How do you work your way through revisions? Do you have any tricks to removing commas, words or lines?

How do I revise? The first word that comes to mind is laboriously, probably because I do it over and over again, and revisions usually involve throwing out most of what I’ve already written. Funnily though, these revisions leave me feeling emboldened, like I could do anything! I find this kind of revising energizing. But last revisions give me mental arthritis. I just want to start something new and look at the movements of a piece from on top of the world again.

Robert Lowell wrote that “Revision is inspiration.” To what extent do you think that’s true? How would you rewrite Lowell: “Revision is __________”

Revision is inspiration. Hmm… No, I don’t like that because for me inspiration is being somewhere you’ve never been before. Or you may as well have never been there because it always seems completely new. But you know what, the dictionary definition of inspiration has more to do with being moved to action than novelty of experience. Still, I think that to act as a result of inspiration (if we’re going to believe in such a thing, *wink, wink*) is to be compelled by an overwhelming force. And if this force were not novel in some way, I’m not sure it could maintain its ability to overwhelm us with its call to action. But returning to Lowell, revising is acting, so in the end it may be that I agree, with a caveat about having to see the text with fresh eyes.

What are three pet peeves when it comes to editing your own work or someone else’s?

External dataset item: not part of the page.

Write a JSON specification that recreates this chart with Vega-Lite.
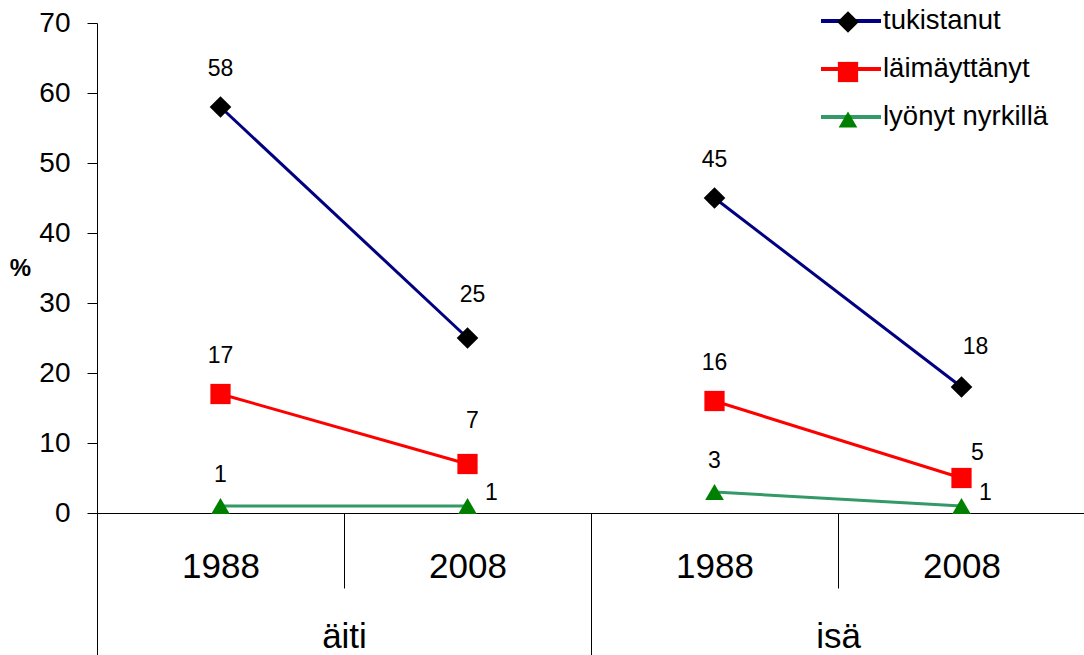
{
  "$schema": "https://vega.github.io/schema/vega-lite/v6.json",
  "width": 988,
  "height": 490,
  "autosize": {"type": "none"},
  "padding": {"left": 97, "top": 23, "right": 0, "bottom": 142},
  "background": "white",
  "config": {
    "view": {"stroke": null},
    "font": "Liberation Sans, Arial, sans-serif",
    "axis": {"domainColor": "#000000", "tickColor": "#000000", "labelColor": "#000000", "titleColor": "#000000", "grid": false, "labelFont": "Liberation Sans, Arial, sans-serif", "titleFont": "Liberation Sans, Arial, sans-serif"},
    "legend": {"labelFont": "Liberation Sans, Arial, sans-serif", "labelColor": "#000000", "padding": 0, "labelLimit": 400}
  },
  "data": {
    "values": [
      {"ryhma": "äiti", "vuosi": "1988", "kohta": "äiti 1988", "sarja": "tukistanut", "arvo": 58},
      {"ryhma": "äiti", "vuosi": "1988", "kohta": "äiti 1988", "sarja": "läimäyttänyt", "arvo": 17},
      {"ryhma": "äiti", "vuosi": "1988", "kohta": "äiti 1988", "sarja": "lyönyt nyrkillä", "arvo": 1},
      {"ryhma": "äiti", "vuosi": "2008", "kohta": "äiti 2008", "sarja": "tukistanut", "arvo": 25},
      {"ryhma": "äiti", "vuosi": "2008", "kohta": "äiti 2008", "sarja": "läimäyttänyt", "arvo": 7},
      {"ryhma": "äiti", "vuosi": "2008", "kohta": "äiti 2008", "sarja": "lyönyt nyrkillä", "arvo": 1},
      {"ryhma": "isä", "vuosi": "1988", "kohta": "isä 1988", "sarja": "tukistanut", "arvo": 45},
      {"ryhma": "isä", "vuosi": "1988", "kohta": "isä 1988", "sarja": "läimäyttänyt", "arvo": 16},
      {"ryhma": "isä", "vuosi": "1988", "kohta": "isä 1988", "sarja": "lyönyt nyrkillä", "arvo": 3},
      {"ryhma": "isä", "vuosi": "2008", "kohta": "isä 2008", "sarja": "tukistanut", "arvo": 18},
      {"ryhma": "isä", "vuosi": "2008", "kohta": "isä 2008", "sarja": "läimäyttänyt", "arvo": 5},
      {"ryhma": "isä", "vuosi": "2008", "kohta": "isä 2008", "sarja": "lyönyt nyrkillä", "arvo": 1}
    ]
  },
  "layer": [
    {
      "encoding": {
        "x": {
          "field": "kohta", "type": "nominal",
          "scale": {"type": "band", "domain": ["äiti 1988", "äiti 2008", "isä 1988", "isä 2008"], "paddingInner": 0, "paddingOuter": 0},
          "axis": {"orient": "bottom", "title": null, "labelExpr": "split(datum.label, ' ')[1]", "labelAngle": 0, "labelFontSize": 35, "labelBaseline": "middle", "tickBand": "extent", "tickSize": 75, "labelPadding": -22, "domainWidth": 1}
        },
        "y": {
          "field": "arvo", "type": "quantitative",
          "scale": {"domain": [0, 70], "nice": false},
          "axis": {"values": [0, 10, 20, 30, 40, 50, 60, 70], "title": "%", "titleAngle": 0, "titleFontWeight": "bold", "titleFontSize": 24, "titleX": -77, "titleY": 245, "titleAlign": "center", "titleBaseline": "middle", "labelFontSize": 28, "tickSize": 10, "labelPadding": 17, "grid": false}
        }
      },
      "layer": [
        {
          "mark": {"type": "line", "strokeWidth": 3},
          "encoding": {
            "stroke": {
              "field": "sarja", "type": "nominal",
              "sort": ["tukistanut", "läimäyttänyt", "lyönyt nyrkillä"],
              "scale": {"range": ["#000080", "#FF0000", "#339966"]},
              "legend": {"orient": "none", "legendX": 722, "legendY": -34, "title": null, "symbolType": "stroke", "symbolSize": 3600, "symbolStrokeWidth": 4, "labelFontSize": 27.5, "labelOffset": 0, "rowPadding": 2, "zindex": 0}
            },
            "detail": {"field": "ryhma"}
          }
        },
        {
          "mark": {"type": "point", "filled": true, "opacity": 1},
          "encoding": {
            "color": {
              "field": "sarja", "type": "nominal",
              "scale": {"domain": ["tukistanut", "läimäyttänyt", "lyönyt nyrkillä"], "range": ["#000000", "#FF0000", "#008000"]},
              "legend": {"orient": "none", "legendX": 739, "legendY": -13, "title": null, "labelFontSize": 10, "labelExpr": "''", "labelOffset": 0, "rowPadding": 22, "symbolOpacity": 1, "zindex": 1}
            },
            "shape": {
              "field": "sarja", "type": "nominal",
              "scale": {"domain": ["tukistanut", "läimäyttänyt", "lyönyt nyrkillä"], "range": ["diamond", "square", "triangle-up"]}
            },
            "size": {
              "field": "sarja", "type": "nominal",
              "scale": {"domain": ["tukistanut", "läimäyttänyt", "lyönyt nyrkillä"], "range": [470, 350, 430]}
            }
          }
        },
        {
          "transform": [{"filter": "datum.vuosi == '1988' && datum.sarja != 'lyönyt nyrkillä'"}],
          "mark": {"type": "text", "fontSize": 23, "color": "#000000", "dy": -38},
          "encoding": {"text": {"field": "arvo", "type": "quantitative"}}
        },
        {
          "transform": [{"filter": "datum.ryhma == 'äiti' && datum.vuosi == '2008' && datum.sarja != 'lyönyt nyrkillä'"}],
          "mark": {"type": "text", "fontSize": 23, "color": "#000000", "dx": 5, "dy": -43},
          "encoding": {"text": {"field": "arvo", "type": "quantitative"}}
        },
        {
          "transform": [{"filter": "datum.ryhma == 'isä' && datum.vuosi == '2008' && datum.sarja == 'tukistanut'"}],
          "mark": {"type": "text", "fontSize": 23, "color": "#000000", "dx": 14, "dy": -40},
          "encoding": {"text": {"field": "arvo", "type": "quantitative"}}
        },
        {
          "transform": [{"filter": "datum.ryhma == 'isä' && datum.vuosi == '2008' && datum.sarja == 'läimäyttänyt'"}],
          "mark": {"type": "text", "fontSize": 23, "color": "#000000", "dx": 16, "dy": -25},
          "encoding": {"text": {"field": "arvo", "type": "quantitative"}}
        },
        {
          "transform": [{"filter": "datum.vuosi == '1988' && datum.sarja == 'lyönyt nyrkillä'"}],
          "mark": {"type": "text", "fontSize": 23, "color": "#000000", "dy": -31},
          "encoding": {"text": {"field": "arvo", "type": "quantitative"}}
        },
        {
          "transform": [{"filter": "datum.vuosi == '2008' && datum.sarja == 'lyönyt nyrkillä'"}],
          "mark": {"type": "text", "fontSize": 23, "color": "#000000", "dx": 24, "dy": -13},
          "encoding": {"text": {"field": "arvo", "type": "quantitative"}}
        }
      ]
    },
    {
      "mark": {"type": "point", "opacity": 0},
      "encoding": {
        "x": {
          "field": "ryhma", "type": "nominal",
          "scale": {"type": "band", "domain": ["äiti", "isä"], "paddingInner": 0, "paddingOuter": 0},
          "axis": {"orient": "bottom", "title": null, "labelAngle": 0, "labelFontSize": 35, "labelBaseline": "middle", "tickBand": "extent", "tickSize": 142, "labelPadding": -19}
        }
      }
    }
  ],
  "resolve": {"scale": {"x": "independent"}}
}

Pet peeves. As mentioned earlier, the later edits. I hugely resent them. Other editing pet peeve is having to sleep when I’m on a roll.

Are there any lines from an early draft of a poem that you’d like to share? What ideas, principles or gut feelings guided you through those changes?

Sure:

And a stilt-walker with a gun-wound. The five o’clockness of it all.

These hit the cutting room floor the other day. The stilt-walker seemed too ridiculous for me to deal with. The five o’clockness felt too precious, but there’s part of me that likes them both and wishes my mind were such that I could make use of these fragments in a way I could be comfortable with. Might be a good self-challenge though.